Divan Teşkilatında Yapılan Değişiklikler

  • *19. yüzyılda Divan-ı Hümayun kaldırılarak yerine Babıali kuruldu.
  • *Sadrazamlık makamı yerini Başvekil’e bıraktı (1826).
  • *Divan üyeleri yerine nezaretler (bakanlıklar) kurulmuştur.
  • *Veziriazamın yardımcısı olan Sadaret Kethüdası – yerine Dahiliye Nezareti, Reisülküttablık yerine 5 Hariciye Nezareti kuruldu.
  • *Darphane hazinesi yerine Maliye Nezareti kuruldu. Ayrıca Evkaf (Vakıf) ve Ticaret Nezaretleri kurulmuştur.
  • *II. Mahmut döneminde farklı meclis ve komisyonlar kurulmuştur.
  • *Tanzimat döneminde ise okullar için Maarif Nezareti, imar faaliyetleri için Nafia Nezareti ve ordunun ihtiyaçlarının karşılanması için Seraskerlik (Savunma Bakanlığı) makamı oluşturulmuştur.
  • *Tanzimat döneminde ise Meclis-i Al-i Tanzimat, Şuray-ı Devlet ve Divan-ı Adliye gibi meclisler kurulmuştur.

Divanı Hümayun Hakkında Bilgi

Günümüzdeki Bakanlar Kurulu’na benzer özellikleri olan ‘ Divan Kurulu, önemli siyasi, idari, adli, askeri ve mali her türlü şikayet ve davalara bakardı. Osmanlılarda Divan, devlet işlerinin görüşülüp karara bağlandığı yerdir.

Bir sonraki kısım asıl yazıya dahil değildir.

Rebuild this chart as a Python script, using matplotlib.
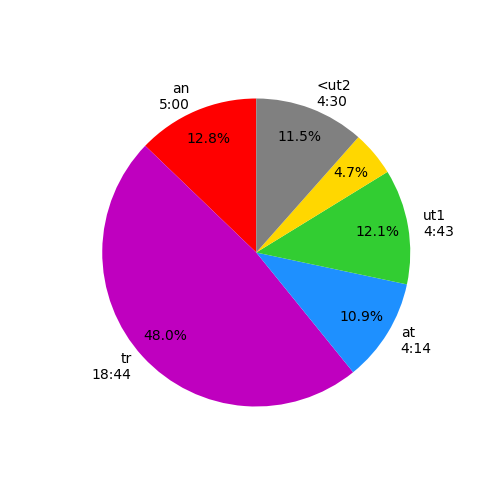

Bugünkü Bakanlar Kurulu niteliğindeki Divan Kurulu günümüzdeki Danıştay, Yargıtay ve Sayıştay’ın görevlerini de yerine getirmekteydi. Devletin birinci derecedeki siyasi, idari, adli, askeri, örfi ve mali bütün işleri burada görüşülür ve karara bağlanırdı.

Osmanlı Devleti’nde Divan Kurulu’nun başlıca görevleri şunlardı:

  • ✓ Devlete karşı olan hareketlerin yok edilmesi, ve sorumlularının cezalandırılması,
  • ✓ Nüfus hareketlerinin kontrol altında tutulması
  • ✓ Osmanlı egemenliğindeki Gayrimüslim ülkelerde Osmanlı hukukunun uygulanması
  • ✓ Padişahın ferman ve buyruklarının dışında genel konularda kanun hazırlanması
  • ✓ Kadı ve naiplerin çalışmalarının genel denetiminin yapılması,
  • ✓ Üst mahkeme görevi yapılması ve yargıda düzeltme (temyiz) yapılması
  • ✓ Vakıf, eğitim ve tüm idari hizmetlerin denetiminin yapılması, buralara görevliler atanması, yeni fethedilen bölgelerin resmi defterlere işlenmesi,
  • ✓ Olağanüstü durumların yaşandığı dönemlerde önlemler alınması
  • ✓ Gerekli görülen bölgelerde yönetim birimlerinin ve mahkemelerin kurulması
  • ✓ Para bastırılması, hazineden para çıkarılması ve vergi işlerinin düzenlenmesi

Divan, her din ve milletten halka açıktı. Herkes Divan’a doğrudan şikayette bulunabiliyordu.

Osmanlı Devleti’nde Divan Kurulu, Orhan Bey döneminde Türkiye Selçuklularının Divan’ı örnek alınarak kurulmuştur. Kuruluş Dönemi’nde, padişahın başkanlığında toplanan Divan Kurulu bir karar alma organı olmuştur. Fatih döneminden itibaren Divan üyelerinin görüşlerini daha rahat söyleyebilmeleri için padişahlar Divan toplantılarına katılmamışlardır. Bu dönemden itibaren sadrazamların devlet işleyişindeki yetkileri artırılmış ve Divan başkanlığına sadrazamlar getirilmiştir. Divanda alınan kararlar sadrazam tarafından padişaha sunulduktan sonra uygun görülürse uygulanırdı. Böylece Divan Kurulu bir danışma kurulu haline gelmiştir.

Advertisement

Divan Kurulu’nun günümüzdeki Bakanlar Kurulu’ndan farklı olan özelliği; üyelerinin halk tarafından seçilmemiş olması ve yargı yetkisini kullanmasıydı. Divan Kurulu; 19. yüzyılda II. Mahmut tarafından kaldırılarak yerine Avrupa tarzında nazırlıklar (bakanlıklar) kurulmuştur.